MRS Thatcher's changes to the economic structure were a "good thing" and a wider range of public assets should be privatised, according to the Scottish Labour leader's chief of staff.

Speaking at last year's Tory conference, John McTernan also said his complaint about the UK's only female Prime Minister was that she "didn't sell" her reforms to the country.

McTernan was a special adviser for former Labour First Minister Henry McLeish before working for Tony Blair in Downing Street and then as an aide to Jim Murphy when he was Secretary for State for Scotland.

After Labour lost power to the Tories in 2010, he moved to Australia and was head of communications in Julia Gillard's administration.

When Murphy succeeded Johann Lamont as Scottish Labour leader last year, McTernan was appointed chief of staff, a post that is believed to attract a salary of over £80,000.

However, footage of McTernan speaking at a Police Exchange event at the Conservative conference in Manchester - months before he joined Murphy's team - appears to jar with the centre-left positions taken by Murphy.

On Thatcher, whose economic policies made her a hate figure in the Labour party, he told delegates:

"She changed the economic structure of the country for good. As in forever. But also for good. It's a good thing she did what she did."

His said Thatcher, whose policies led to unemployment and swathes of British industry being closed, did not "sell what she was doing" and left a "pretty economically illiterate country".

He also said he was a supporter of privatisation: "There's a far wider range of assets that are currently owned by the government which I would privatise. I would have privatised the Underground if I could have done."

McTernan also criticised MPs for their apparent lack of understanding of business: "When they get private sector companies who are providing public services, they hunt them down and say 'but you are making are a profit', as if profit is something stolen from the public."

His comments confirm previous statements on the role of the private sector in delivering public services.

In the past, he has described railway privatisation as "one of the unalloyed triumphs of the [John] Major government", and hailed private provision in the NHS.

A senior Scottish Conservative source said: "These comments are a statement of the obvious. It may not be popular to say in certain circles in Scotland, but it is just a fact Mrs Thatcher changed things for good.

"Its also a fact that for the thousands of Scots who bought their council house or who benefited from Britain's economic recovery, her policies changed the country for the better."

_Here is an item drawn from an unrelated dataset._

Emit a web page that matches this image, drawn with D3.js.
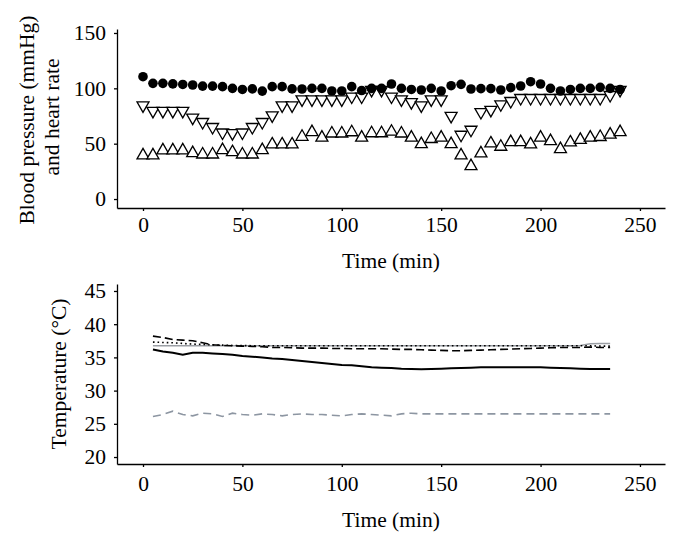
<!DOCTYPE html>
<html><head><meta charset="utf-8">
<script src="https://cdn.jsdelivr.net/npm/d3@7"></script>
<style>
body{margin:0;background:#fff}
svg{display:block}
text{font-family:"Liberation Serif","Times New Roman",serif;fill:#000}
</style>
</head><body>
<svg id="c" width="679" height="543"></svg>
<script>
// ---------- DATA ----------
const timeBP = [0,5,10,15,20,25,30,35,40,45,50,55,60,65,70,75,80,85,90,95,100,105,110,115,120,125,130,135,140,145,150,155,160,165,170,175,180,185,190,195,200,205,210,215,220,225,230,235,240];
const seriesCircle = [110.5,104.5,104.5,104,103.5,103,102,102,101.5,100,99,99.5,97.5,101.5,101.5,99.5,99.4,100,100,97.6,97.6,101.5,98,100,100,103.9,100,99,98.5,100,97.6,102.4,103.6,99.4,99.7,99.7,98.5,100.6,102.1,106,103.9,100,97.6,99,100,100,100.9,100,99];
const seriesDown = [83,78,78,78,78,72,68,63.5,58.5,58,58.5,63.5,68,74,83,83,88.5,88.5,88.5,88.5,88.5,91,91,97,97,91,88.5,86,83,88.5,88.5,73.5,56.5,61,77,79,84,87,89.7,89.7,89.7,89.7,89.7,89.7,89.7,89.7,89.7,92.4,97];
const seriesUp = [41,41,45.5,45.5,45.5,43,41.8,41.8,45.8,43.9,41.8,41.8,45.8,50.9,50.9,50.9,57.8,62,57,60.8,60.8,61.9,57,61,61,62.4,60.8,57,51.2,55.8,57,51.2,41,31.3,42.8,51.8,48.8,53,53,51,57,53.9,46.7,52.7,55,57,57.6,59.8,62];

const timeT = [5,10,15,20,25,30,35,40,45,50,55,60,65,70,75,80,85,90,95,100,105,110,115,120,125,130,135,140,145,150,155,160,165,170,175,180,185,190,195,200,205,210,215,220,225,230,235];
const tempSolidBlack = [36.2,35.9,35.7,35.4,35.7,35.7,35.6,35.5,35.4,35.2,35.1,35.0,34.85,34.75,34.6,34.45,34.3,34.15,34.0,33.85,33.8,33.65,33.5,33.45,33.4,33.3,33.25,33.2,33.25,33.3,33.35,33.4,33.45,33.5,33.5,33.5,33.5,33.5,33.5,33.5,33.45,33.4,33.35,33.3,33.25,33.25,33.25];
const tempDashedBlack = [38.2,38.0,37.7,37.6,37.5,37.2,36.9,36.8,36.75,36.7,36.65,36.6,36.5,36.5,36.45,36.4,36.4,36.4,36.35,36.35,36.3,36.3,36.3,36.3,36.25,36.2,36.2,36.15,36.1,36.05,36.0,36.0,36.05,36.1,36.15,36.2,36.25,36.3,36.35,36.4,36.45,36.5,36.5,36.5,36.55,36.5,36.5];
const tempDotted = [37.3,37.25,37.2,37.1,37.0,36.95,36.9,36.85,36.8,36.78,36.76,36.75,36.75,36.75,36.75,36.75,36.75,36.75,36.75,36.75,36.75,36.75,36.75,36.75,36.75,36.75,36.75,36.75,36.75,36.75,36.75,36.75,36.75,36.75,36.75,36.75,36.75,36.75,36.75,36.75,36.75,36.75,36.75,36.75,36.75,36.7,36.7];
const tempSolidGray = [36.75,36.75,36.75,36.75,36.75,36.75,36.75,36.75,36.75,36.75,36.75,36.75,36.75,36.75,36.75,36.75,36.75,36.75,36.75,36.75,36.75,36.75,36.75,36.75,36.75,36.75,36.75,36.75,36.75,36.75,36.75,36.75,36.75,36.75,36.75,36.75,36.75,36.75,36.75,36.75,36.75,36.75,36.75,36.8,37.05,37.1,37.1];
const tempDashedGray = [26.1,26.4,26.9,26.4,26.2,26.6,26.5,26.1,26.6,26.4,26.3,26.5,26.4,26.2,26.4,26.5,26.4,26.4,26.3,26.2,26.4,26.5,26.4,26.3,26.2,26.5,26.6,26.5,26.5,26.5,26.5,26.5,26.5,26.5,26.5,26.5,26.5,26.5,26.5,26.5,26.5,26.5,26.5,26.5,26.5,26.5,26.5];

const xTicks = [0,50,100,150,200,250];
const yTicksBP = [0,50,100,150];
const yTicksT = [20,25,30,35,40,45];

// ---------- DRAW ----------
const svg = d3.select("#c");
const FS = 21.5;

function axisStyle(g){
  g.selectAll("path.domain").attr("stroke","#000").attr("stroke-width",1.3);
  g.selectAll(".tick line").attr("stroke","#000").attr("stroke-width",1.3);
  g.selectAll(".tick text").style("font-size",FS+"px").style("font-family",'"Liberation Serif","Times New Roman",serif').attr("fill","#000");
}

// Top panel
const x1 = d3.scaleLinear().domain([-13.08, 262.6]).range([117, 665]);
const y1 = d3.scaleLinear().domain([-8.1, 153.6]).range([208, 29]);

svg.append("g").attr("transform","translate(0,208)")
  .call(d3.axisBottom(x1).tickValues(xTicks).tickSize(3).tickSizeOuter(0).tickPadding(6))
  .call(axisStyle);
svg.append("g").attr("transform","translate(117,0)")
  .call(d3.axisLeft(y1).tickValues(yTicksBP).tickSize(3).tickSizeOuter(0).tickPadding(8))
  .call(axisStyle);

const tw = 12, th = 10.5;
const upPath = `M0,${-th/2}L${tw/2},${th/2}L${-tw/2},${th/2}Z`;
const downPath = `M0,${th/2}L${tw/2},${-th/2}L${-tw/2},${-th/2}Z`;

svg.append("g").selectAll("path").data(timeBP.map((t,i)=>[t,seriesUp[i]])).join("path")
  .attr("d", upPath)
  .attr("transform", d=>`translate(${x1(d[0])},${y1(d[1])})`)
  .attr("fill","#fff").attr("stroke","#000").attr("stroke-width",1.3);
svg.append("g").selectAll("path").data(timeBP.map((t,i)=>[t,seriesDown[i]])).join("path")
  .attr("d", downPath)
  .attr("transform", d=>`translate(${x1(d[0])},${y1(d[1])})`)
  .attr("fill","#fff").attr("stroke","#000").attr("stroke-width",1.3);
svg.append("g").selectAll("circle").data(timeBP.map((t,i)=>[t,seriesCircle[i]])).join("circle")
  .attr("cx", d=>x1(d[0])).attr("cy", d=>y1(d[1])).attr("r",4.8).attr("fill","#000");

svg.append("text").attr("x",391).attr("y",268).attr("text-anchor","middle").style("font-size",FS+"px").text("Time (min)");
svg.append("text").attr("transform","translate(34,120) rotate(-90)").attr("text-anchor","middle").style("font-size",FS+"px").text("Blood pressure (mmHg)");
svg.append("text").attr("transform","translate(59,117) rotate(-90)").attr("text-anchor","middle").style("font-size",FS+"px").text("and heart rate");

// Bottom panel
const x2 = d3.scaleLinear().domain([-13.08, 262.6]).range([117, 665]);
const y2 = d3.scaleLinear().domain([18.95, 46.05]).range([464, 284]);

svg.append("g").attr("transform","translate(0,464)")
  .call(d3.axisBottom(x2).tickValues(xTicks).tickSize(3).tickSizeOuter(0).tickPadding(9))
  .call(axisStyle);
svg.append("g").attr("transform","translate(117,0)")
  .call(d3.axisLeft(y2).tickValues(yTicksT).tickSize(3).tickSizeOuter(0).tickPadding(8))
  .call(axisStyle);

const line = d3.line().x(d=>x2(d[0])).y(d=>y2(d[1]));
function drawLine(vals, color, width, dash){
  svg.append("path").datum(timeT.map((t,i)=>[t,vals[i]]))
    .attr("d", line).attr("fill","none").attr("stroke",color).attr("stroke-width",width)
    .attr("stroke-dasharray", dash || null);
}
drawLine(tempDashedGray, "#8d96a2", 1.6, "8,5");
drawLine(tempSolidGray, "#9a9ea4", 1.4, null);
drawLine(tempDotted, "#000", 1.6, "1.6,3");
drawLine(tempDashedBlack, "#000", 1.6, "8,4");
drawLine(tempSolidBlack, "#000", 2, null);

svg.append("text").attr("x",391).attr("y",527).attr("text-anchor","middle").style("font-size",FS+"px").text("Time (min)");
svg.append("text").attr("transform","translate(66,374) rotate(-90)").attr("text-anchor","middle").style("font-size",FS+"px").text("Temperature (°C)");
</script>
</body></html>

"These are the facts and it is always good to see them acknowledged."

SNP MSP Kenneth Gibson MSP said: "John McTernan is the most senior Labour staff member in Scotland, and him sucking up to the Tories and praising the destructive politics of Margaret Thatcher is a hammer blow to Jim Murphy and another huge embarrassment to the Labour leadership in Scotland.

"Mr McTernan is Jim Murphy's Chief of Staff - he handpicked him - so he must answer for him and explain his pro-privatisation, pro-Tory agenda."

A Scottish Labour spokesperson said: "He was at Tory conference, talking to Tories about Margaret Thatcher - what did you think he would say?"